[PROBLEM TO SOLVE] Do not repeat pictures. Repeat exactly the lines of the listing below from its first line through the line with "import matplotlib.pyplot as plt".
— begin LISTED ENTRIES —
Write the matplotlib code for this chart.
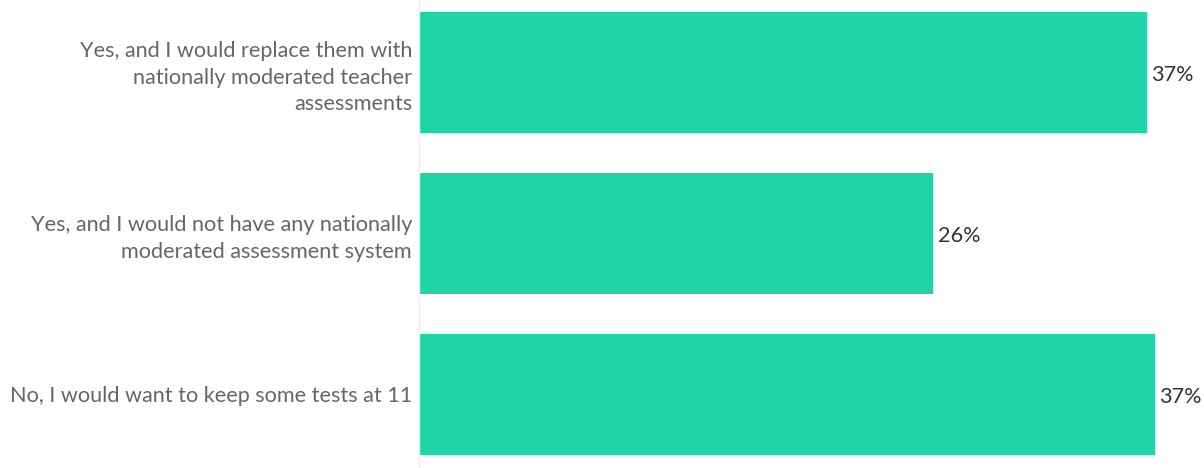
import matplotlib
matplotlib.use("Agg")
import matplotlib.pyplot as plt

categories = [
    "Yes, and I would replace them with\nnationally moderated teacher\nassessments",
    "Yes, and I would not have any nationally\nmoderated assessment system",
    "No, I would want to keep some tests at 11",
]
values = [36.8, 26.0, 37.2]
value_labels = ["37%", "26%", "37%"]

plt.rcParams['font.family'] = ['Lato', 'DejaVu Sans']

W, H = 1204, 468
fig = plt.figure(figsize=(W / 100, H / 100), dpi=100)
ax = fig.add_axes([419 / W, 0, 1 - 419 / W, 1])

ypos = list(range(len(categories)))
ax.barh(ypos, values, height=0.75, color="#20D4A8", zorder=2)
ax.set_ylim(2.457, -0.45)
ax.set_xlim(0, 39.7)

ax.set_yticks(ypos)
ax.set_yticklabels(categories, fontsize=15.6, color="#666666", linespacing=1.4)
ax.tick_params(axis="y", length=0, pad=5)
ax.set_xticks([])
for s in ["top", "right", "bottom"]:
    ax.spines[s].set_visible(False)
ax.spines["left"].set_color("#EEEEEE")
ax.spines["left"].set_linewidth(1)

for y, v, lab in zip(ypos, values, value_labels):
    ax.annotate(lab, xy=(v, y), xytext=(3.5, -1.5), textcoords="offset points",
                va="center", ha="left", fontsize=15.6, color="#333333")

fig.savefig("out.png", dpi=100)
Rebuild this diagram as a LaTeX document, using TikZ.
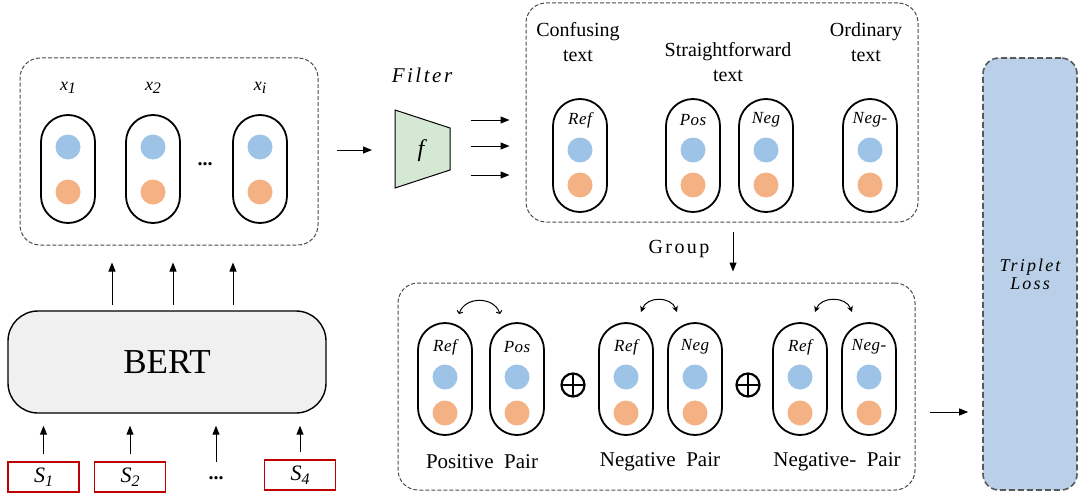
\documentclass[tikz,border=0pt]{standalone}
\usepackage{fontspec}
\setmainfont{Liberation Serif}
\usetikzlibrary{arrows.meta,positioning}
\definecolor{dotblue}{HTML}{9DC3E6}
\definecolor{dotorange}{HTML}{F4B183}
\definecolor{filtergreen}{HTML}{D5E8D4}
\definecolor{lossblue}{HTML}{BACFE8}
\definecolor{bertgray}{HTML}{F0F0F0}
\definecolor{sred}{HTML}{C00000}
% italic letter with a lowered index
\newcommand{\lowidx}[2]{\textit{#1}\raisebox{-0.4ex}{\footnotesize\textit{#2}}}

\begin{document}
\begin{tikzpicture}[x=0.5pt,y=-0.5pt,
    grpbox/.style={draw=black!70, dash pattern=on 2pt off 1pt, line width=0.5pt, rounded corners=10pt},
    capsule/.style={draw, line width=0.9pt, rounded corners=13.5pt, minimum width=27pt, inner sep=0pt},
    blob/.style={circle, inner sep=0pt, minimum size=12.5pt},
    capl/.style={font=\fontsize{8.5}{9}\selectfont\itshape\addfontfeature{LetterSpace=3}},
    arr/.style={-{Triangle[length=4.5pt,width=3.5pt]}, line width=0.5pt},
    sbox/.style={draw=sred, line width=0.6pt, minimum width=35.5pt, minimum height=15pt, inner sep=0pt, font=\fontsize{11}{11}\selectfont},
    title/.style={align=center, font=\fontsize{10}{12.5}\selectfont},
    plusop/.style={circle, draw, line width=1.1pt, minimum size=11.5pt, inner sep=0pt,
      path picture={\draw[line width=1.1pt] (path picture bounding box.north) -- (path picture bounding box.south)
        (path picture bounding box.west) -- (path picture bounding box.east);}}]
  \useasboundingbox (0,0) rectangle (1079,492);

  % encoder side
  \node[grpbox, minimum width=149pt, minimum height=93.5pt] (lbox) at (169,151.5) {};
  \node[font=\fontsize{9}{9}\selectfont] (x1) at (68,88) {\lowidx{x}{1}};
  \node[font=\fontsize{9}{9}\selectfont] (x2) at (153,88) {\lowidx{x}{2}};
  \node[font=\fontsize{9}{9}\selectfont] (xi) at (260,88) {\lowidx{x}{i}};
  \foreach \nm/\cx in {c1/68, c2/153, ci/260} {
    \node[capsule, minimum height=54pt] (\nm) at (\cx,169) {};
    \node[blob, fill=dotblue] (\nm b) at (\cx,147) {};
    \node[blob, fill=dotorange] (\nm o) at (\cx,192) {};
  }
  \node[font=\bfseries] (xdots) at (205,164) {...};

  \node[draw, fill=bertgray, line width=0.7pt, rounded corners=15pt, minimum width=159pt, minimum height=51pt,
    font=\fontsize{17.5}{20}\selectfont] (bert) at (167,362) {BERT};
  \foreach \nm/\xx in {u1/112, u2/173, u3/233} {
    \coordinate (\nm) at (\xx,305);
    \draw[arr] (\nm) -- ([yshift=-8.5pt]\nm |- lbox.south);
  }

  \node[sbox] (s1) at (43.5,477) {\lowidx{S}{1}};
  \node[sbox] (s2) at (130,477) {\lowidx{S}{2}};
  \node[font=\bfseries] (sdots) at (216,478) {...};
  \node[sbox] (s4) at (300,475) {\lowidx{S}{4}};
  \foreach \nm in {s1, s2, sdots, s4}
    \draw[arr, shorten <=3.5pt, shorten >=6pt] (\nm.north) -- (\nm.north |- bert.south);

  % filter
  \node[font=\fontsize{10.5}{10.5}\selectfont\itshape\addfontfeature{LetterSpace=12}] (ftitle) at (422,75) {Filter};
  \draw[fill=filtergreen, line width=0.5pt] (395,110) -- (450,128) -- (450,170) -- (395,188) -- cycle;
  \node[font=\fontsize{12}{12}\selectfont\itshape] (filt) at (421,151) {f};
  \coordinate (fw) at (395,150);
  \draw[arr, shorten <=9pt, shorten >=11.5pt] (lbox.east |- fw) -- (fw);

  % filtered texts
  \node[grpbox, minimum width=196pt, minimum height=109.5pt] (rbox) at (722,112.5) {};
  \foreach \nm/\yy in {o1/120, o2/146, o3/175} {
    \coordinate (\nm) at (471,\yy);
    \draw[arr] (\nm) -- ([xshift=-8pt]\nm -| rbox.west);
  }
  \node[title] (tconf) at (578,42) {Confusing\\text};
  \node[title] (tstr) at (728,62) {Straightforward\\text};
  \node[title] (tord) at (866,42) {Ordinary\\text};
  \foreach \nm/\cx/\lab in {ref/580/Ref, pos/693/Pos, neg/766/Neg, negm/870/Neg-} {
    \node[capsule, minimum height=56.5pt] (\nm) at (\cx,155.5) {};
    \node[capl] (\nm l) at (\cx,120) {\lab};
    \node[blob, fill=dotblue] (\nm b) at (\cx,150) {};
    \node[blob, fill=dotorange] (\nm o) at (\cx,185) {};
  }

  % grouping
  \node[grpbox, minimum width=258.5pt, minimum height=103.5pt] (bbox) at (656.5,386.5) {};
  \coordinate (gtop) at (733,232);
  \draw[arr] (gtop) -- ([yshift=5.5pt]gtop |- bbox.north);
  \node[font=\fontsize{10}{10}\selectfont\addfontfeature{LetterSpace=12}] (glab) at (679,249) {Group};
  \foreach \nm/\cx/\lab in {pr/445/Ref, pp/517/Pos, nr/626/Ref, nn/695/Neg, mr/800/Ref, mn/869/Neg-} {
    \node[capsule, minimum height=56pt] (\nm) at (\cx,379) {};
    \node[capl] (\nm l) at (\cx,347) {\lab};
    \node[blob, fill=dotblue] (\nm b) at (\cx,377) {};
    \node[blob, fill=dotorange] (\nm o) at (\cx,413) {};
  }
  \draw[{Straight Barb[length=1.2pt,width=3pt]}-{Straight Barb[length=1.2pt,width=3pt]}, line width=0.5pt]
    ([xshift=7pt,yshift=4pt]pr.north) .. controls +(3pt,9pt) and +(-3pt,9pt) .. ([xshift=-8.5pt,yshift=4pt]pp.north);
  \draw[{Stealth[length=3pt,width=3pt]}-{Stealth[length=3pt,width=3pt]}, line width=0.5pt]
    ([xshift=7.5pt,yshift=5pt]nr.north) .. controls +(3pt,8pt) and +(-3pt,8pt) .. ([xshift=-9pt,yshift=5pt]nn.north);
  \draw[{Stealth[length=3pt,width=3pt]}-{Stealth[length=3pt,width=3pt]}, line width=0.5pt]
    ([xshift=7.5pt,yshift=5pt]mr.north) .. controls +(3pt,8pt) and +(-3pt,8pt) .. ([xshift=-8.5pt,yshift=5pt]mn.north);
  \node[plusop] (plus1) at (573,385) {};
  \node[plusop] (plus2) at (748,385) {};
  \node[font=\fontsize{10.5}{10.5}\selectfont] (lpos) at (482,462) {Positive\hspace{0.5em}Pair};
  \node[font=\fontsize{10.5}{10.5}\selectfont] (lneg) at (660,462) {Negative\hspace{0.5em}Pair};
  \node[font=\fontsize{10.5}{10.5}\selectfont] (lnegm) at (837,462) {Negative-\hspace{0.5em}Pair};

  % loss
  \node[draw=black!65, fill=lossblue, dash pattern=on 3pt off 1.5pt, line width=0.8pt, rounded corners=8pt,
    minimum width=47pt, minimum height=216pt, align=center,
    font=\fontsize{9}{9}\selectfont\itshape\addfontfeature{LetterSpace=12}] (loss) at (1030,274) {Triplet\\Loss};
  \coordinate (lo) at (930,412);
  \draw[arr] (lo) -- ([xshift=-7pt]lo -| loss.west);
\end{tikzpicture}
\end{document}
— end LISTED ENTRIES —
[OUTPUT FOR THIS EXERCISE]
Write the matplotlib code for this chart.
import matplotlib
matplotlib.use("Agg")
import matplotlib.pyplot as plt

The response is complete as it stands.